**What you have to do**
In the listing that follows, retype every line from the first through the one containing "-- ([yshift=4pt]axis cs:500,0);". Pictures are to be left out.

**Data extract**

=======

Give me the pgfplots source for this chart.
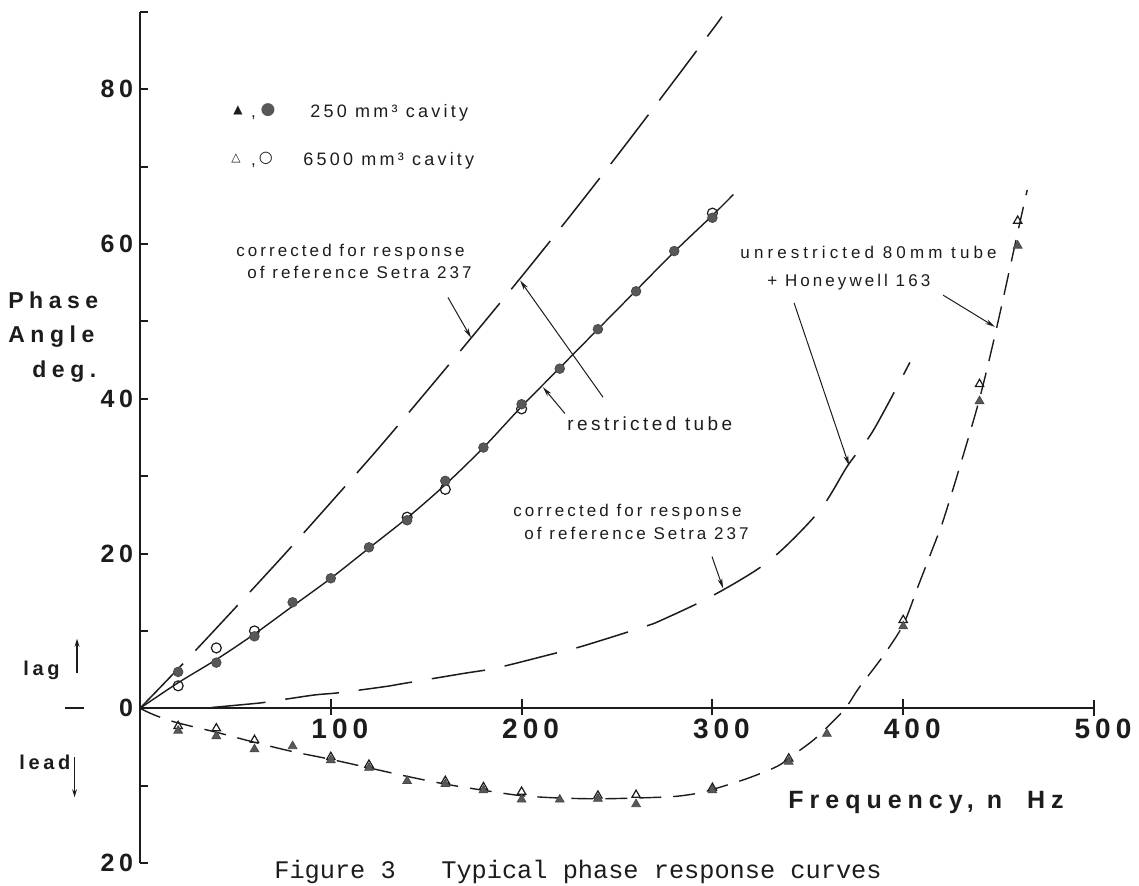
\documentclass[border=0pt]{standalone}
\usepackage{pgfplots}
\pgfplotsset{compat=1.18}
\usepackage{fontspec}
\usetikzlibrary{arrows.meta}
\setmainfont{Liberation Sans}
\newfontfamily\lsA[LetterSpace=18]{Liberation Sans}
\newfontfamily\lsB[LetterSpace=24]{Liberation Sans}
\newfontfamily\monof{Liberation Mono}
\newfontfamily\symf{DejaVu Sans}
\definecolor{ink}{HTML}{1C1C1C}
\definecolor{markgray}{HTML}{585858}
\tikzset{
  ann/.style={font=\lsA\fontsize{8.5}{10}\selectfont, text=ink, inner sep=0pt, anchor=base west},
  pointer/.style={draw=ink, line width=0.5pt, -{Stealth[length=5pt,width=2.4pt]}},
}
\begin{document}
\begin{tikzpicture}
\useasboundingbox (-70pt,-11pt) rectangle (499.5pt,431.5pt);
\begin{axis}[
  at={(0pt,0pt)}, anchor=south west,
  scale only axis, width=477pt, height=425.5pt,
  xmin=0, xmax=500, ymin=-20, ymax=90,
  axis x line=middle, axis y line=left,
  every inner x axis line/.append style={-},
  every outer x axis line/.append style={-},
  every inner y axis line/.append style={-},
  every outer y axis line/.append style={-},
  axis line style={line width=1pt, draw=ink},
  hide obscured x ticks=false, hide obscured y ticks=false,
  xtick={100,200,300,400,500},
  ytick={-20,0,20,40,60,80,90},
  yticklabels={20,0,20,40,60,80,{}},
  minor ytick={-10,10,30,50,70},
  tick align=inside,
  major tick length=4pt, minor tick length=4pt,
  xtick style={draw=none},
  ytick style={line width=1pt, draw=ink},
  minor tick style={line width=1pt, draw=ink},
  /pgf/number format/assume math mode=true,
  xticklabel style={font=\lsA\bfseries\fontsize{14}{16}\selectfont, text=ink, xshift=4.5pt, yshift=-2pt},
  yticklabel style={font=\lsA\bfseries\fontsize{12.5}{14}\selectfont, text=ink},
  clip=false,
]
% x ticks crossing the axis
\draw[ink, line width=1pt] ([yshift=-3.5pt]axis cs:100,0) -- ([yshift=4.5pt]axis cs:100,0);
\draw[ink, line width=1pt] ([yshift=-3.5pt]axis cs:200,0) -- ([yshift=4.5pt]axis cs:200,0);
\draw[ink, line width=1pt] ([yshift=-3.5pt]axis cs:300,0) -- ([yshift=4.5pt]axis cs:300,0);
\draw[ink, line width=1pt] ([yshift=-3.5pt]axis cs:400,0) -- ([yshift=4.5pt]axis cs:400,0);
\draw[ink, line width=1pt] ([yshift=-4pt]axis cs:500,0) -- ([yshift=4pt]axis cs:500,0);

% corrected (restricted tube) - long dashes
\addplot[ink, line width=0.75pt, dash pattern=on 31pt off 9pt, smooth] coordinates {
(0,0) (25,6.4) (50,13.0) (75,19.7) (100,26.6) (125,33.6) (150,40.9) (175,48.3)
(200,55.8) (225,63.5) (250,71.4) (275,79.5) (300,87.7) (305,89.4)};

% restricted tube - solid
\addplot[ink, line width=0.7pt, smooth] coordinates {
(0,0) (20,3.3) (40,6.3) (60,9.6) (80,13.2) (100,16.8) (120,20.7) (140,24.6)
(160,28.9) (180,33.7) (200,39.0) (220,44.0) (240,49.0) (260,54.0) (280,59.0)
(300,63.7) (311,66.4)};

% corrected (unrestricted tube) - long dashes
\addplot[ink, line width=0.75pt, dash pattern=on 27pt off 10pt, smooth] coordinates {
(37.6,0.1) (59.4,0.6) (66.4,0.8) (90.8,1.7) (104,2.0) (128.4,2.8) (138,3.2)
(169.5,4.5) (186.6,5.2) (215.8,7.0) (231.5,8.0) (263.8,10.5) (273.4,11.4)
(300.5,14.6) (330,19.1) (356,25.5) (371,31.4) (384.3,35.9) (403.5,44.7)};

% unrestricted 80mm tube + Honeywell 163 - short dashes
\addplot[ink, line width=0.7pt, dash pattern=on 11pt off 6pt, smooth] coordinates {
(0,0) (5,-0.6) (10,-1.1) (20,-1.9) (40,-3.1) (60,-4.4) (80,-5.6) (100,-6.6)
(120,-7.7) (140,-8.8) (160,-9.8) (180,-10.6) (200,-11.3) (220,-11.6) (240,-11.7)
(260,-11.6) (280,-11.4) (292,-11.0) (300,-10.5) (318,-9.1) (334,-7.5) (342,-6.1)
(353,-4.1) (362,-2.0) (370,0.1) (377,2.7) (389,6.6) (400,10.8) (408,15.9)
(416,21.0) (421,24.3) (430,31.5) (440,40.0) (449,49.2) (460,61.5) (465,67.0)};

% 6500 mm3 cavity - open circles
\addplot[only marks, mark=o, mark size=2.5pt, mark options={draw=ink, fill=white, line width=0.6pt}] coordinates {
(20,2.9) (40,7.8) (60,10.0) (140,24.7) (160,28.3) (200,38.7) (300,64.0)};
% 250 mm3 cavity - filled circles
\addplot[only marks, mark=*, mark size=2.4pt, mark options={draw=ink!80, fill=markgray, line width=0.4pt}] coordinates {
(20,4.7) (40,5.9) (60,9.3) (80,13.7) (100,16.8) (120,20.8) (140,24.3) (160,29.4)
(180,33.7) (200,39.3) (220,43.9) (240,49.0) (260,53.9) (280,59.1) (300,63.4)};

% 6500 mm3 cavity - open triangles
\addplot[only marks, mark=triangle, mark size=2.4pt, mark options={draw=ink, fill=white, line width=0.6pt}] coordinates {
(20,-2.3) (40,-2.6) (60,-4.1) (100,-6.3) (120,-7.3) (160,-9.4) (180,-10.2)
(200,-10.8) (240,-11.3) (260,-11.2) (300,-10.3) (340,-6.5) (400,11.4) (440,41.9) (460,63.0)};
% 250 mm3 cavity - filled triangles
\addplot[only marks, mark=triangle*, mark size=2.5pt, mark options={draw=ink!80, fill=markgray, line width=0.4pt}] coordinates {
(20,-2.9) (40,-3.6) (60,-5.3) (80,-4.9) (100,-6.7) (120,-7.7) (140,-9.4) (160,-9.8)
(180,-10.6) (200,-11.8) (220,-11.8) (240,-11.7) (260,-12.4) (300,-10.6) (340,-6.9)
(360,-3.3) (400,10.6) (440,39.7) (460,59.8)};

% legend
\node[inner sep=0pt, text=ink] at (axis cs:51.4,77.3) {\symf\fontsize{6}{7}\selectfont ▲};
\node[ann] at (axis cs:58.0,76.4) {,};
\node[inner sep=0pt, text=markgray] at (axis cs:67.1,77.3) {\symf\fontsize{8.5}{9}\selectfont ●};
\node[ann, font=\lsA\fontsize{9}{11}\selectfont] at (axis cs:89.1,76.4) {250 mm³ cavity};
\node[inner sep=0pt, text=ink] at (axis cs:50.3,71.1) {\symf\fontsize{6}{7}\selectfont △};
\node[ann] at (axis cs:58.0,70.2) {,};
\node[inner sep=0pt, text=ink] at (axis cs:66.0,71.1) {\symf\fontsize{8}{9}\selectfont ○};
\node[ann, font=\lsA\fontsize{9}{11}\selectfont] at (axis cs:85.4,70.2) {6500 mm³ cavity};

% annotations
\node[ann] at (axis cs:50.3,58.4) {corrected for response};
\node[ann] at (axis cs:56.1,55.5) {of reference Setra 237};
\draw[pointer] (axis cs:161.4,53.1) -- (axis cs:173.5,47.9);

\node[ann, font=\lsA\fontsize{9.5}{11}\selectfont] at (axis cs:223.8,35.9) {restricted tube};
\draw[pointer] (axis cs:242.7,40.2) -- (axis cs:199.2,55.3);
\draw[pointer] (axis cs:222.7,38.1) -- (axis cs:211.2,41.5);

\node[ann] at (axis cs:195.5,24.8) {corrected for response};
\node[ann] at (axis cs:201.3,21.8) {of reference Setra 237};
\draw[pointer] (axis cs:299.8,19.6) -- (axis cs:305.6,15.5);

\node[ann, font=\lsB\fontsize{8.5}{10}\selectfont] at (axis cs:314.5,58.2) {unrestricted 80mm tube};
\node[ann, font=\lsA\fontsize{8.5}{10}\selectfont] at (axis cs:328.6,54.5) {+ Honeywell 163};
\draw[pointer] (axis cs:342.8,52.4) -- (axis cs:371.6,31.4);
\draw[pointer] (axis cs:420.9,53.4) -- (axis cs:448.1,49.3);

% axis titles
\node[ann, font=\lsB\bfseries\fontsize{11.5}{13}\selectfont] at (axis cs:-69.2,51.7) {Phase};
\node[ann, font=\lsB\bfseries\fontsize{11.5}{13}\selectfont] at (axis cs:-69.2,47.3) {Angle};
\node[ann, font=\lsB\bfseries\fontsize{11.5}{13}\selectfont] at (axis cs:-56.6,42.8) {deg.};
\node[ann, font=\lsB\bfseries\fontsize{12.5}{14}\selectfont] at (axis cs:339.6,-12.9) {Frequency, n\hspace{6pt} Hz};

% lag / lead
\node[ann, font=\lsA\bfseries\fontsize{10}{12}\selectfont] at (axis cs:-61.3,4.3) {lag};
\draw[ink, line width=0.6pt, -{Stealth[length=4pt,width=2.4pt]}] (axis cs:-33.0,4.5) -- (axis cs:-33.0,9.0);
\node[ann, font=\lsA\bfseries\fontsize{10}{12}\selectfont] at (axis cs:-63.4,-7.9) {lead};
\draw[ink, line width=0.6pt, -{Stealth[length=4pt,width=2.4pt]}] (axis cs:-34.3,-6.3) -- (axis cs:-34.3,-11.5);
\draw[ink, line width=1pt] (axis cs:-39.3,0) -- (axis cs:-29.4,0);

% caption
\node[ann, font=\monof\fontsize{12.65}{14}\selectfont] at (axis cs:70.2,-22.0) {Figure 3\ \ \ Typical phase response curves};
\end{axis}
\end{tikzpicture}
\end{document}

=======

**Exercise result**
Give me the pgfplots source for this chart.
\documentclass[border=0pt]{standalone}
\usepackage{pgfplots}
\pgfplotsset{compat=1.18}
\usepackage{fontspec}
\usetikzlibrary{arrows.meta}
\setmainfont{Liberation Sans}
\newfontfamily\lsA[LetterSpace=18]{Liberation Sans}
\newfontfamily\lsB[LetterSpace=24]{Liberation Sans}
\newfontfamily\monof{Liberation Mono}
\newfontfamily\symf{DejaVu Sans}
\definecolor{ink}{HTML}{1C1C1C}
\definecolor{markgray}{HTML}{585858}
\tikzset{
  ann/.style={font=\lsA\fontsize{8.5}{10}\selectfont, text=ink, inner sep=0pt, anchor=base west},
  pointer/.style={draw=ink, line width=0.5pt, -{Stealth[length=5pt,width=2.4pt]}},
}
\begin{document}
\begin{tikzpicture}
\useasboundingbox (-70pt,-11pt) rectangle (499.5pt,431.5pt);
\begin{axis}[
  at={(0pt,0pt)}, anchor=south west,
  scale only axis, width=477pt, height=425.5pt,
  xmin=0, xmax=500, ymin=-20, ymax=90,
  axis x line=middle, axis y line=left,
  every inner x axis line/.append style={-},
  every outer x axis line/.append style={-},
  every inner y axis line/.append style={-},
  every outer y axis line/.append style={-},
  axis line style={line width=1pt, draw=ink},
  hide obscured x ticks=false, hide obscured y ticks=false,
  xtick={100,200,300,400,500},
  ytick={-20,0,20,40,60,80,90},
  yticklabels={20,0,20,40,60,80,{}},
  minor ytick={-10,10,30,50,70},
  tick align=inside,
  major tick length=4pt, minor tick length=4pt,
  xtick style={draw=none},
  ytick style={line width=1pt, draw=ink},
  minor tick style={line width=1pt, draw=ink},
  /pgf/number format/assume math mode=true,
  xticklabel style={font=\lsA\bfseries\fontsize{14}{16}\selectfont, text=ink, xshift=4.5pt, yshift=-2pt},
  yticklabel style={font=\lsA\bfseries\fontsize{12.5}{14}\selectfont, text=ink},
  clip=false,
]
% x ticks crossing the axis
\draw[ink, line width=1pt] ([yshift=-3.5pt]axis cs:100,0) -- ([yshift=4.5pt]axis cs:100,0);
\draw[ink, line width=1pt] ([yshift=-3.5pt]axis cs:200,0) -- ([yshift=4.5pt]axis cs:200,0);
\draw[ink, line width=1pt] ([yshift=-3.5pt]axis cs:300,0) -- ([yshift=4.5pt]axis cs:300,0);
\draw[ink, line width=1pt] ([yshift=-3.5pt]axis cs:400,0) -- ([yshift=4.5pt]axis cs:400,0);
\draw[ink, line width=1pt] ([yshift=-4pt]axis cs:500,0) -- ([yshift=4pt]axis cs:500,0);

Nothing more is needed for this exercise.